> [REQUEST] Return the lines that follow, exactly as they appear, from the first through the one containing "0.882, 0.872, 0.866];"; no pictures are to be included.

> [SOURCE DATA]
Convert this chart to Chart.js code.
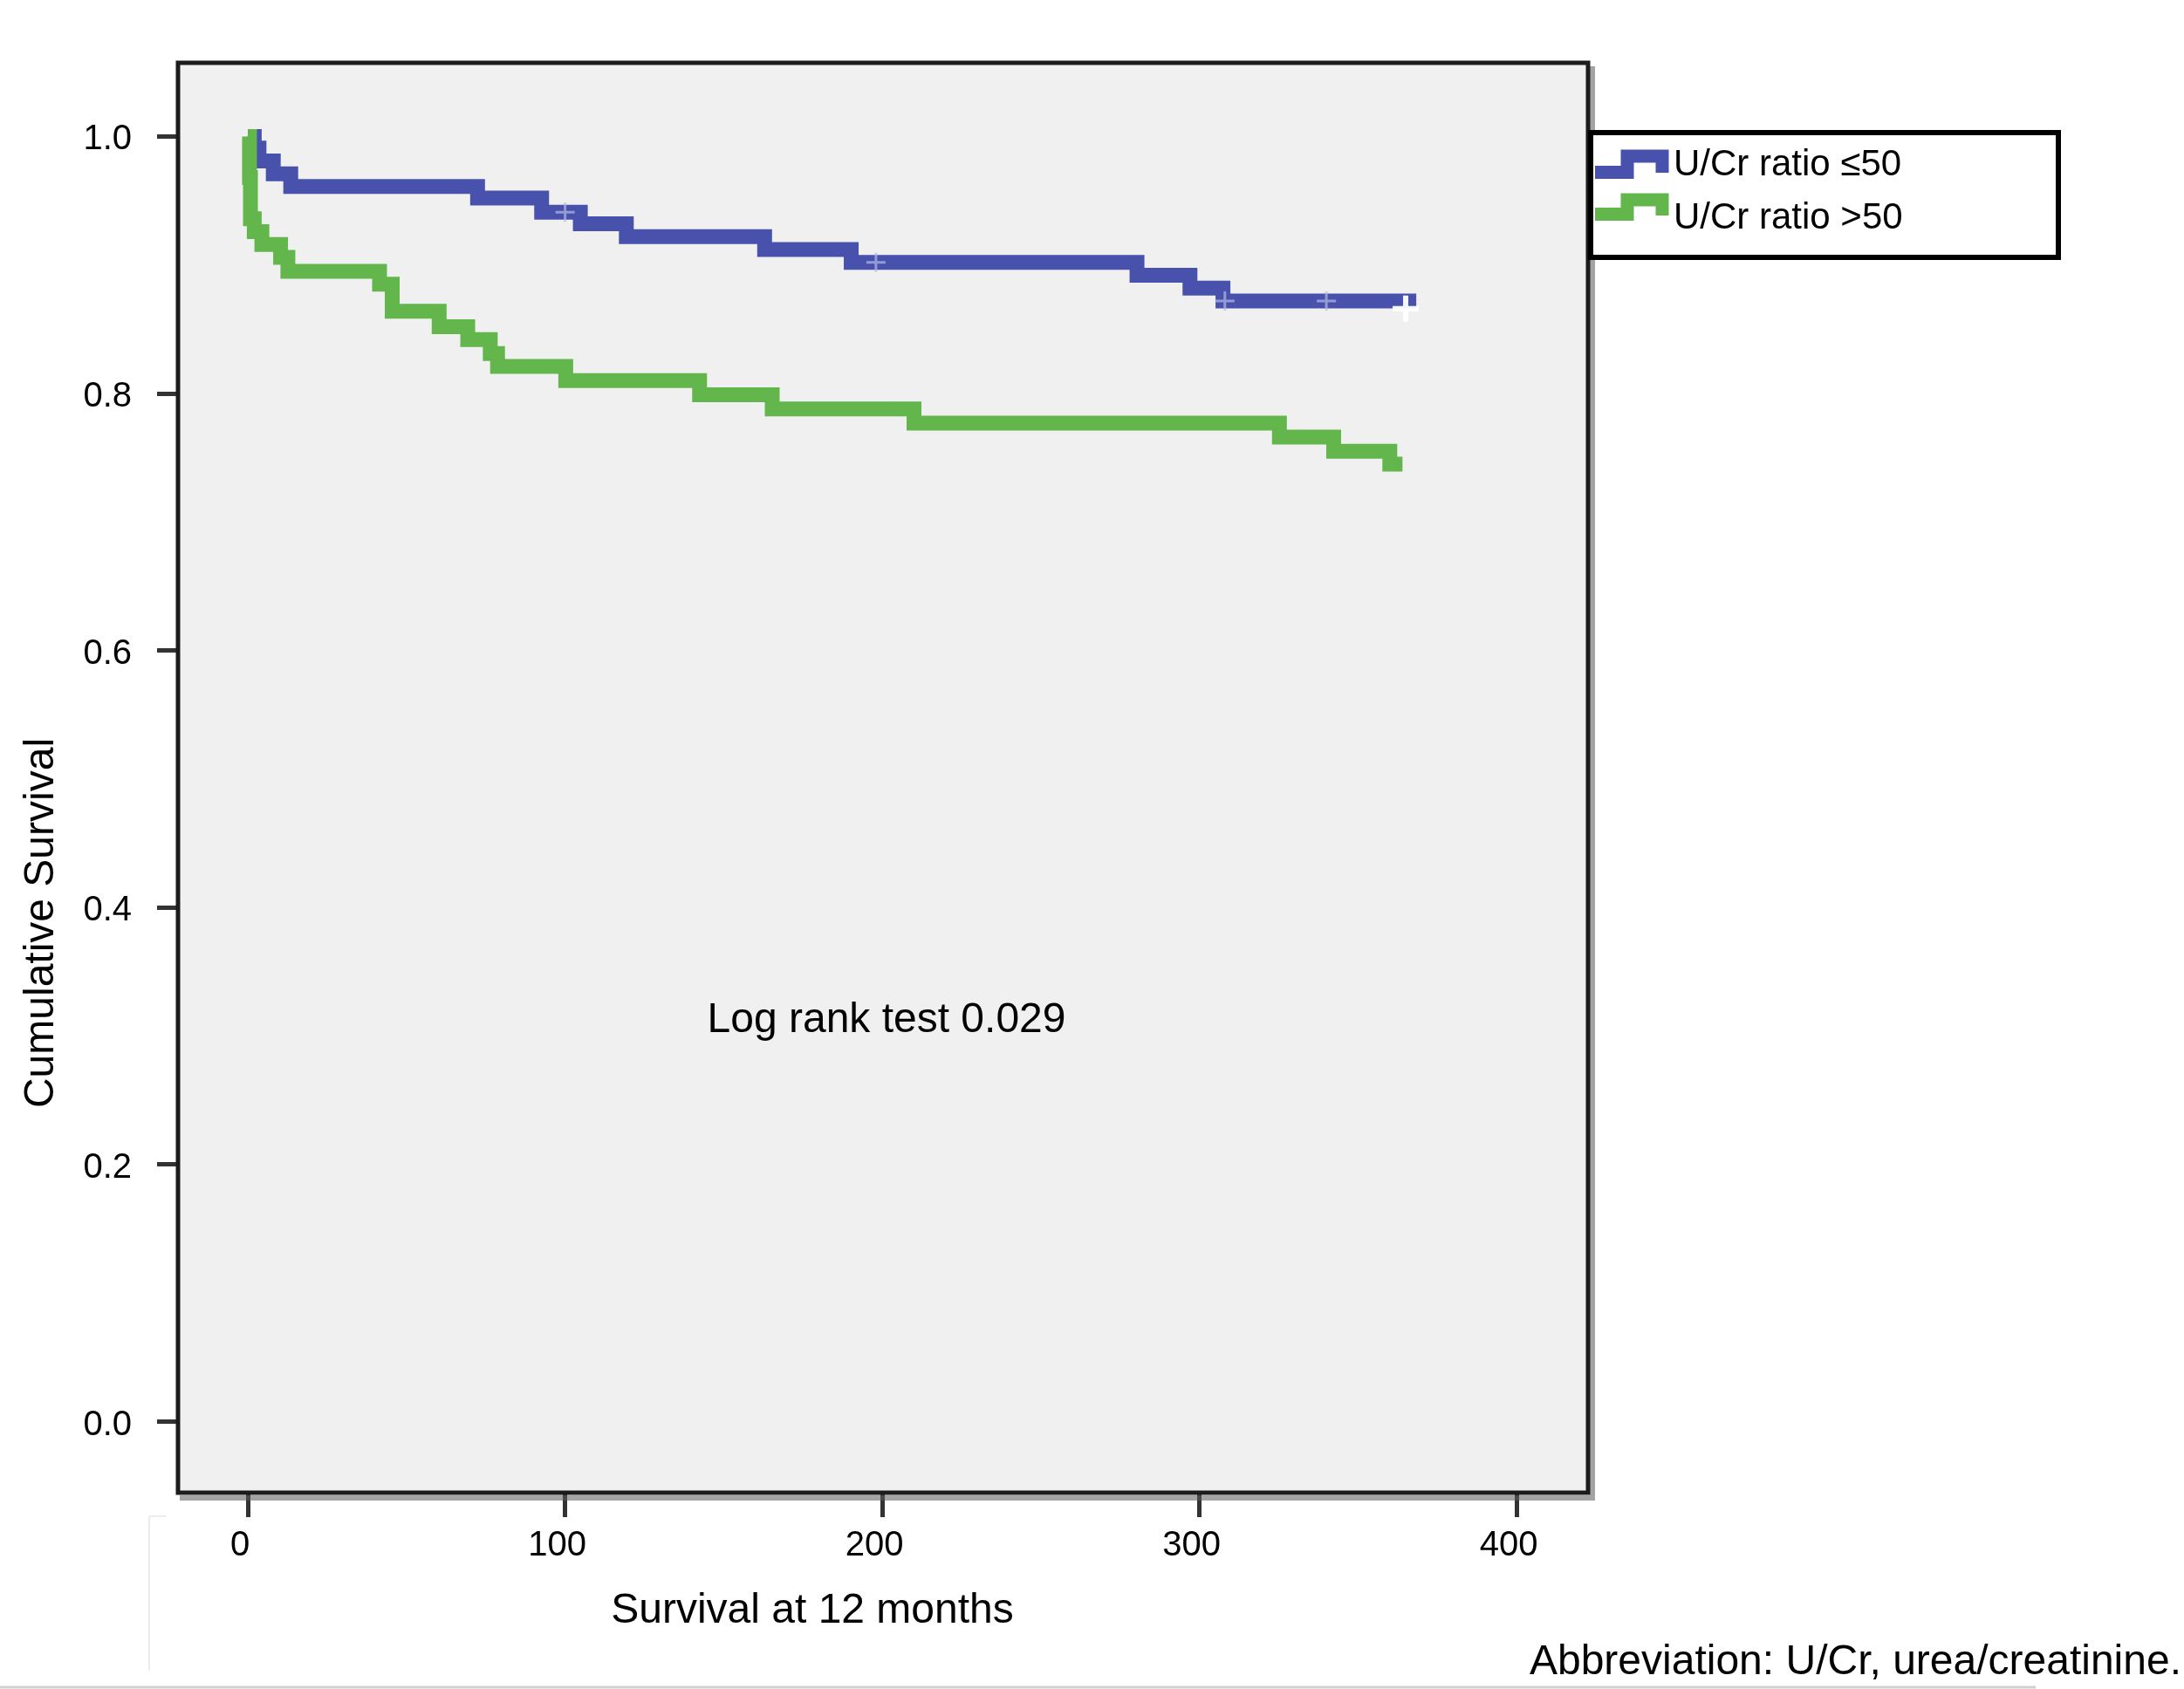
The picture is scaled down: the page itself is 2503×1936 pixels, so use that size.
<!DOCTYPE html>
<html><head><meta charset="utf-8">
<script src="https://cdn.jsdelivr.net/npm/chart.js@4/dist/chart.umd.min.js"></script>
<style>html,body{margin:0;padding:0;background:#fff;overflow:hidden}canvas{display:block}</style>
</head><body>
<canvas id="c" width="2503" height="1936"></canvas>
<script>
// ---- data ----
const xTickValues = [0, 100, 200, 300, 400];
const xTickLabels = ['0', '100', '200', '300', '400'];
const yTickValues = [0, 0.2, 0.4, 0.6, 0.8, 1.0];
const yTickLabels = ['0.0', '0.2', '0.4', '0.6', '0.8', '1.0'];
const seriesLabels = ['U/Cr ratio \u226450', 'U/Cr ratio >50'];

const lowTimes = [0, 2, 3.5, 8, 13.5, 72.4, 92.6, 104.8, 119.3, 162.9, 190.2, 280.3, 297, 307.4, 366];
const lowSurv  = [1.0, 0.991, 0.981, 0.971, 0.961, 0.952, 0.941, 0.932, 0.922, 0.912, 0.902, 0.892, 0.882, 0.872, 0.866];

const highTimes = [0, 0.5, 0.8, 2, 4.4, 10.3, 12.6, 41.5, 45.5, 60.3, 69.3, 76.4, 78.7, 100.2, 142.4, 165.3, 210, 325.2, 342.3, 360, 364];
const highSurv  = [1.0, 0.968, 0.936, 0.926, 0.916, 0.906, 0.895, 0.885, 0.864, 0.852, 0.842, 0.831, 0.821, 0.810, 0.799, 0.788, 0.777, 0.766, 0.755, 0.745, 0.745];

const lowCensorTimes = [100, 198, 308, 340];
const lowCensorSurv  = [0.941, 0.902, 0.872, 0.872];
const lowLastCensorTimes = [365];
const lowLastCensorSurv  = [0.866];

const xTitle = 'Survival at 12 months';
const yTitle = 'Cumulative Survival';
const noteText = 'Log rank test 0.029';
const footText = 'Abbreviation: U/Cr, urea/creatinine.';

// ---- helpers ----
const toPts = (xs, ys) => xs.map((x, i) => ({x: x, y: ys[i]}));
const BLUE = '#4852ad';
const GREEN = '#62b64c';
const FONT = '"Liberation Sans", Arial, Helvetica, sans-serif';

const decor = {
  id: 'decor',
  beforeDraw(chart) {
    const {ctx, chartArea: a} = chart;
    ctx.save();
    ctx.fillStyle = '#f0f0f0';
    ctx.fillRect(a.left, a.top, a.right - a.left, a.bottom - a.top);
    ctx.restore();
  },
  afterDatasetsDraw(chart) {
    const {ctx, chartArea: a} = chart;
    ctx.save();
    // shadow
    ctx.strokeStyle = 'rgba(90,90,90,0.55)';
    ctx.lineWidth = 6;
    ctx.beginPath();
    ctx.moveTo(a.left + 2, a.bottom + 6);
    ctx.lineTo(a.right + 5, a.bottom + 6);
    ctx.lineTo(a.right + 5, a.top + 4);
    ctx.stroke();
    // frame
    ctx.strokeStyle = '#1c1c1c';
    ctx.lineWidth = 5;
    ctx.strokeRect(a.left, a.top, a.right - a.left, a.bottom - a.top);
    ctx.restore();
  },
  afterDraw(chart) {
    const {ctx} = chart;
    const ds = chart.data.datasets;
    ctx.save();
    // legend box
    ctx.fillStyle = '#ffffff';
    ctx.fillRect(1823, 152, 536, 143);
    ctx.strokeStyle = '#000';
    ctx.lineWidth = 6;
    ctx.strokeRect(1823, 152, 536, 143);
    const rows = [{y: 189, low: 197.5, high: 179, end: 198}, {y: 250, low: 245.5, high: 229, end: 247}];
    rows.forEach((r, i) => {
      ctx.strokeStyle = ds[i].borderColor;
      ctx.lineWidth = 15;
      ctx.lineCap = 'butt';
      ctx.lineJoin = 'miter';
      ctx.beginPath();
      ctx.moveTo(1828, r.low);
      ctx.lineTo(1865, r.low);
      ctx.lineTo(1865, r.high);
      ctx.lineTo(1905, r.high);
      ctx.lineTo(1905, r.end);
      ctx.stroke();
      ctx.fillStyle = '#000';
      ctx.font = '42px ' + FONT;
      ctx.textAlign = 'left';
      ctx.textBaseline = 'middle';
      ctx.fillText(ds[i].label, 1918, r.y);
    });
    // texts
    ctx.fillStyle = '#000';
    ctx.font = '48px ' + FONT;
    ctx.textAlign = 'center';
    ctx.textBaseline = 'middle';
    ctx.fillText(noteText, 1016, 1170);
    ctx.fillText(xTitle, 931, 1847);
    ctx.save();
    ctx.translate(48, 1058);
    ctx.rotate(-Math.PI / 2);
    ctx.fillText(yTitle, 0, 0);
    ctx.restore();
    ctx.font = '48px ' + FONT;
    ctx.textAlign = 'right';
    ctx.fillText(footText, 2500, 1906);
    // faint page lines
    ctx.strokeStyle = '#d0d0d0';
    ctx.lineWidth = 3;
    ctx.beginPath();
    ctx.moveTo(0, 1934); ctx.lineTo(2333, 1934);
    ctx.stroke();
    ctx.strokeStyle = '#ececec';
    ctx.lineWidth = 2;
    ctx.beginPath();
    ctx.moveTo(171, 1738); ctx.lineTo(171, 1915);
    ctx.moveTo(171, 1738); ctx.lineTo(190, 1738);
    ctx.stroke();
    ctx.restore();
  }
};

new Chart(document.getElementById('c'), {
  type: 'line',
  data: {
    datasets: [
      {label: seriesLabels[0], data: toPts(lowTimes, lowSurv), borderColor: BLUE, borderWidth: 17,
       stepped: 'before', pointRadius: 0, fill: false, borderCapStyle: 'butt', borderJoinStyle: 'miter', order: 2},
      {label: seriesLabels[1], data: toPts(highTimes, highSurv), borderColor: GREEN, borderWidth: 17,
       stepped: 'before', pointRadius: 0, fill: false, borderCapStyle: 'butt', borderJoinStyle: 'miter', order: 1},
      {label: 'censorLow', data: toPts(lowCensorTimes, lowCensorSurv), showLine: false, pointStyle: 'cross',
       pointRadius: 11, pointBorderWidth: 3, pointBorderColor: 'rgba(180,186,228,0.7)', order: 0},
      {label: 'censorLowLast', data: toPts(lowLastCensorTimes, lowLastCensorSurv), showLine: false, pointStyle: 'cross',
       pointRadius: 15, pointBorderWidth: 6, pointBorderColor: 'rgba(255,255,255,0.95)', order: 0}
    ]
  },
  options: {
    responsive: false,
    maintainAspectRatio: false,
    devicePixelRatio: 1,
    animation: false,
    events: [],
    layout: {padding: {top: 72, right: 683, bottom: 0, left: 0}},
    plugins: {legend: {display: false}, tooltip: {enabled: false}, title: {display: false}},
    scales: {
      x: {
        type: 'linear', min: -22.04, max: 422.5,
        afterFit: (s) => { s.height = 225; },
        afterBuildTicks: (s) => { s.ticks = xTickValues.map(v => ({value: v})); },
        grid: {drawOnChartArea: false, drawTicks: true, tickLength: 28, tickWidth: 5, tickColor: '#333'},
        border: {display: false},
        ticks: {padding: 9, labelOffset: -9, maxRotation: 0, autoSkip: false, color: '#000',
                font: {family: FONT, size: 40},
                callback: (v) => xTickLabels[xTickValues.indexOf(v)]}
      },
      y: {
        type: 'linear', min: -0.0553, max: 1.0573,
        afterFit: (s) => { s.width = 204; },
        afterBuildTicks: (s) => { s.ticks = yTickValues.map(v => ({value: v})); },
        grid: {drawOnChartArea: false, drawTicks: true, tickLength: 24, tickWidth: 5, tickColor: '#333'},
        border: {display: false},
        ticks: {padding: 29, labelOffset: 4, autoSkip: false, color: '#000',
                font: {family: FONT, size: 40},
                callback: (v) => { const i = yTickValues.findIndex(t => Math.abs(t - v) < 1e-9); return i >= 0 ? yTickLabels[i] : ''; }}
      }
    }
  },
  plugins: [decor]
});
</script>
</body></html>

> [EXERCISE SOLUTION]
Convert this chart to Chart.js code.
The picture is scaled down: the page itself is 2503×1936 pixels, so use that size.
<!DOCTYPE html>
<html><head><meta charset="utf-8">
<script src="https://cdn.jsdelivr.net/npm/chart.js@4/dist/chart.umd.min.js"></script>
<style>html,body{margin:0;padding:0;background:#fff;overflow:hidden}canvas{display:block}</style>
</head><body>
<canvas id="c" width="2503" height="1936"></canvas>
<script>
// ---- data ----
const xTickValues = [0, 100, 200, 300, 400];
const xTickLabels = ['0', '100', '200', '300', '400'];
const yTickValues = [0, 0.2, 0.4, 0.6, 0.8, 1.0];
const yTickLabels = ['0.0', '0.2', '0.4', '0.6', '0.8', '1.0'];
const seriesLabels = ['U/Cr ratio \u226450', 'U/Cr ratio >50'];

const lowTimes = [0, 2, 3.5, 8, 13.5, 72.4, 92.6, 104.8, 119.3, 162.9, 190.2, 280.3, 297, 307.4, 366];
const lowSurv  = [1.0, 0.991, 0.981, 0.971, 0.961, 0.952, 0.941, 0.932, 0.922, 0.912, 0.902, 0.892, 0.882, 0.872, 0.866];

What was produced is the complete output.